The misclassification rates comparison against hardware-independent methods

Fig. 9
figure 9

The average hand gesture recognition speed (No. of gestures/sec.) comparison against hardware-independent methods

Table 2 Misclassification rates and average gesture recognition speed comparison between HGR-CCSL, HGR-LDDM and HGR-AGA

6 Conclusion

In this study, we proposed a hand gesture feature extraction and recognition method based on concentric circular scan lines and weighted KNN algorithm. The proposed HGR-CCSL method can be divided into two parts, namely offline part and online part. Heavy computations such as hand part image segmentation, extraction of feature vectors from the concentric circular scan lines and training W-KNN classifier are processed in offline mode. The online hand gesture recognition part only deal with testing samples and is efficient enough for real-time applications. Experimental results show that the HGR-CCSL method has higher recognition accuracy rates with acceptable computational speed compared to existing methods.

The purpose of this study is to show a simple and easily re-implementable HCI approach for real-world applications.
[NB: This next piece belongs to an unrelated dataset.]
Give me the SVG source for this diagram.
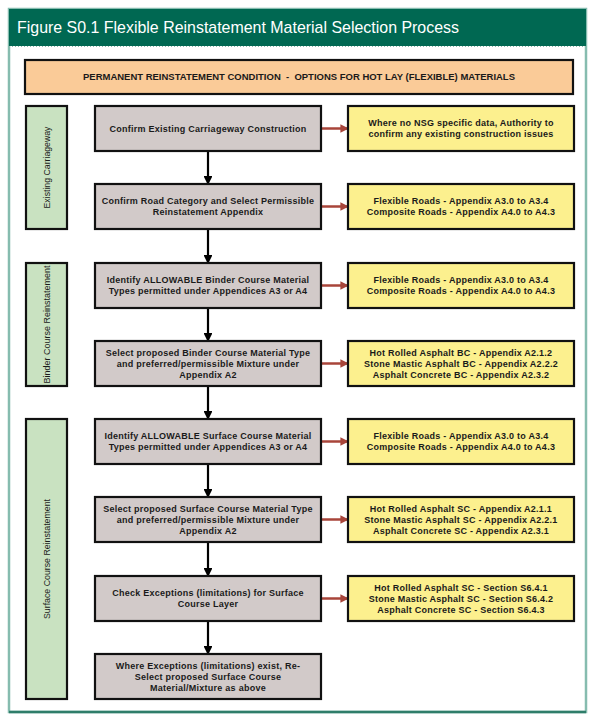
<svg xmlns="http://www.w3.org/2000/svg" width="596" height="724" viewBox="0 0 596 724">
<style>
.frame{fill:#ffffff;stroke:#86bcaf;stroke-width:2.5}
.hdr{fill:#006852}
.title{font-family:"Liberation Sans",Arial,sans-serif;font-size:17px;fill:#ffffff}
.banner{fill:#facb98;stroke:#111;stroke-width:2.2}
.lbl{fill:#c9e2c1;stroke:#111;stroke-width:2.2}
.node{fill:#d2cac9;stroke:#111;stroke-width:2.2}
.info{fill:#fcf08e;stroke:#111;stroke-width:2.2}
.t{font-family:"Liberation Sans",Arial,sans-serif;font-size:9px;font-weight:bold;fill:#1a1a1a;text-anchor:middle;letter-spacing:0.25px}
.bt{font-family:"Liberation Sans",Arial,sans-serif;font-size:8.5px;font-weight:bold;fill:#1a1a1a;text-anchor:middle;white-space:pre}
.lt{font-family:"Liberation Sans",Arial,sans-serif;font-size:9px;fill:#1a1a1a;text-anchor:middle}
.down{stroke:#000;stroke-width:2.2;fill:none;marker-end:url(#ah)}
.side{stroke:#a8453a;stroke-width:2.5;fill:none;marker-end:url(#ahr)}
</style>
<defs>
<marker id="ah" viewBox="0 0 10 10" refX="9" refY="5" markerWidth="4" markerHeight="4" orient="auto" markerUnits="strokeWidth"><path d="M0,0 L10,5 L0,10 z" fill="#000"/></marker>
<marker id="ahr" viewBox="0 0 10 10" refX="9" refY="5" markerWidth="3.4" markerHeight="3.4" orient="auto" markerUnits="strokeWidth"><path d="M0,0 L10,5 L0,10 z" fill="#a8453a"/></marker>
</defs>
<rect x="0" y="0" width="596" height="724" fill="#ffffff"/>
<g id="frame">
<rect class="frame" x="9" y="9" width="577" height="703"/>
<rect class="hdr" x="9" y="9" width="577" height="37"/>
<line x1="9" y1="46.5" x2="586" y2="46.5" stroke="#8fb8ac" stroke-width="1" stroke-dasharray="1 2"/>
<line x1="9" y1="712" x2="586" y2="712" stroke="#2f7d6a" stroke-width="2.5"/>
<text class="title" x="17" y="33" textLength="442" lengthAdjust="spacingAndGlyphs">Figure S0.1 Flexible Reinstatement Material Selection Process</text>
</g>
<g id="banner">
<rect class="banner" x="25" y="60" width="548" height="34"/>
<text class="bt" x="299" y="80" textLength="432" lengthAdjust="spacingAndGlyphs">PERMANENT REINSTATEMENT CONDITION  -  OPTIONS FOR HOT LAY (FLEXIBLE) MATERIALS</text>
</g>
<g id="label-existing">
<rect class="lbl" x="26" y="106" width="41" height="123"/>
<text class="lt" transform="translate(49.5,167.5) rotate(-90)" textLength="82" lengthAdjust="spacingAndGlyphs">Existing Carriageway</text>
</g>
<g id="label-binder">
<rect class="lbl" x="26" y="263" width="41" height="123"/>
<text class="lt" transform="translate(49.5,324.5) rotate(-90)" textLength="118" lengthAdjust="spacingAndGlyphs">Binder Course Reinstatement</text>
</g>
<g id="label-surface">
<rect class="lbl" x="26" y="419" width="41" height="280"/>
<text class="lt" transform="translate(49.5,559) rotate(-90)" textLength="120" lengthAdjust="spacingAndGlyphs">Surface Course Reinstatement</text>
</g>
<g id="connectors">
<line class="down" x1="208" y1="151" x2="208" y2="184"/>
<line class="down" x1="208" y1="229" x2="208" y2="263"/>
<line class="down" x1="208" y1="308" x2="208" y2="341"/>
<line class="down" x1="208" y1="386" x2="208" y2="419"/>
<line class="down" x1="208" y1="464" x2="208" y2="497"/>
<line class="down" x1="208" y1="542" x2="208" y2="576"/>
<line class="down" x1="208" y1="621" x2="208" y2="654"/>
<line class="side" x1="321" y1="128.5" x2="348" y2="128.5"/>
<line class="side" x1="321" y1="206.5" x2="348" y2="206.5"/>
<line class="side" x1="321" y1="285.5" x2="348" y2="285.5"/>
<line class="side" x1="321" y1="363.5" x2="348" y2="363.5"/>
<line class="side" x1="321" y1="441.5" x2="348" y2="441.5"/>
<line class="side" x1="321" y1="519.5" x2="348" y2="519.5"/>
<line class="side" x1="321" y1="598.5" x2="348" y2="598.5"/>
</g>
<g id="node1">
<rect class="node" x="95" y="106" width="226" height="45"/>
<text class="t" x="208" y="131.5">Confirm Existing Carriageway Construction</text>
</g>
<g id="node2">
<rect class="node" x="95" y="184" width="226" height="45"/>
<text class="t" x="208" y="204">Confirm Road Category and Select Permissible<tspan x="208" dy="11">Reinstatement Appendix</tspan></text>
</g>
<g id="node3">
<rect class="node" x="95" y="263" width="226" height="45"/>
<text class="t" x="208" y="283">Identify ALLOWABLE Binder Course Material<tspan x="208" dy="11">Types permitted under Appendices A3 or A4</tspan></text>
</g>
<g id="node4">
<rect class="node" x="95" y="341" width="226" height="45"/>
<text class="t" x="208" y="355.5">Select proposed Binder Course Material Type<tspan x="208" dy="11">and preferred/permissible Mixture under</tspan><tspan x="208" dy="11">Appendix A2</tspan></text>
</g>
<g id="node5">
<rect class="node" x="95" y="419" width="226" height="45"/>
<text class="t" x="208" y="439">Identify ALLOWABLE Surface Course Material<tspan x="208" dy="11">Types permitted under Appendices A3 or A4</tspan></text>
</g>
<g id="node6">
<rect class="node" x="95" y="497" width="226" height="45"/>
<text class="t" x="208" y="511.5">Select proposed Surface Course Material Type<tspan x="208" dy="11">and preferred/permissible Mixture under</tspan><tspan x="208" dy="11">Appendix A2</tspan></text>
</g>
<g id="node7">
<rect class="node" x="95" y="576" width="226" height="45"/>
<text class="t" x="208" y="596">Check Exceptions (limitations) for Surface<tspan x="208" dy="11">Course Layer</tspan></text>
</g>
<g id="node8">
<rect class="node" x="95" y="654" width="226" height="45"/>
<text class="t" x="208" y="668.5">Where Exceptions (limitations) exist, Re-<tspan x="208" dy="11">Select proposed Surface Course</tspan><tspan x="208" dy="11">Material/Mixture as above</tspan></text>
</g>
<g id="info1">
<rect class="info" x="348" y="106" width="226" height="45"/>
<text class="t" x="461" y="126">Where no NSG specific data, Authority to<tspan x="461" dy="11">confirm any existing construction issues</tspan></text>
</g>
<g id="info2">
<rect class="info" x="348" y="184" width="226" height="45"/>
<text class="t" x="461" y="204">Flexible Roads - Appendix A3.0 to A3.4<tspan x="461" dy="11">Composite Roads - Appendix A4.0 to A4.3</tspan></text>
</g>
<g id="info3">
<rect class="info" x="348" y="263" width="226" height="45"/>
<text class="t" x="461" y="283">Flexible Roads - Appendix A3.0 to A3.4<tspan x="461" dy="11">Composite Roads - Appendix A4.0 to A4.3</tspan></text>
</g>
<g id="info4">
<rect class="info" x="348" y="341" width="226" height="45"/>
<text class="t" x="461" y="355.5">Hot Rolled Asphalt BC - Appendix A2.1.2<tspan x="461" dy="11">Stone Mastic Asphalt BC - Appendix A2.2.2</tspan><tspan x="461" dy="11">Asphalt Concrete BC - Appendix A2.3.2</tspan></text>
</g>
<g id="info5">
<rect class="info" x="348" y="419" width="226" height="45"/>
<text class="t" x="461" y="439">Flexible Roads - Appendix A3.0 to A3.4<tspan x="461" dy="11">Composite Roads - Appendix A4.0 to A4.3</tspan></text>
</g>
<g id="info6">
<rect class="info" x="348" y="497" width="226" height="45"/>
<text class="t" x="461" y="511.5">Hot Rolled Asphalt SC - Appendix A2.1.1<tspan x="461" dy="11">Stone Mastic Asphalt SC - Appendix A2.2.1</tspan><tspan x="461" dy="11">Asphalt Concrete SC - Appendix A2.3.1</tspan></text>
</g>
<g id="info7">
<rect class="info" x="348" y="576" width="226" height="45"/>
<text class="t" x="461" y="590.5">Hot Rolled Asphalt SC - Section S6.4.1<tspan x="461" dy="11">Stone Mastic Asphalt SC - Section S6.4.2</tspan><tspan x="461" dy="11">Asphalt Concrete SC - Section S6.4.3</tspan></text>
</g>
</svg>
Every step of the proposed algorithm can be easily extended to more sophisticated systems according to customized requirements. For example, the simple tortoise model depicted in Fig. 1 can be easily extended to a more complex model by adding five joints to the fingers (Fig. 10). The small five gesture ‘user-defined’ database can be extended to involve more gestures. The W-KNN algorithm, which is known as a basic machine learning technology, can also be extended to other machine learning methods.

Fig. 10
figure 10

The tortoise model in Fig. 1 can be extended to produce a larger database

As a future work, we are enriching our gesture database by involving more gesture variations. The database, which we used in this work, may become publicly available in the near future.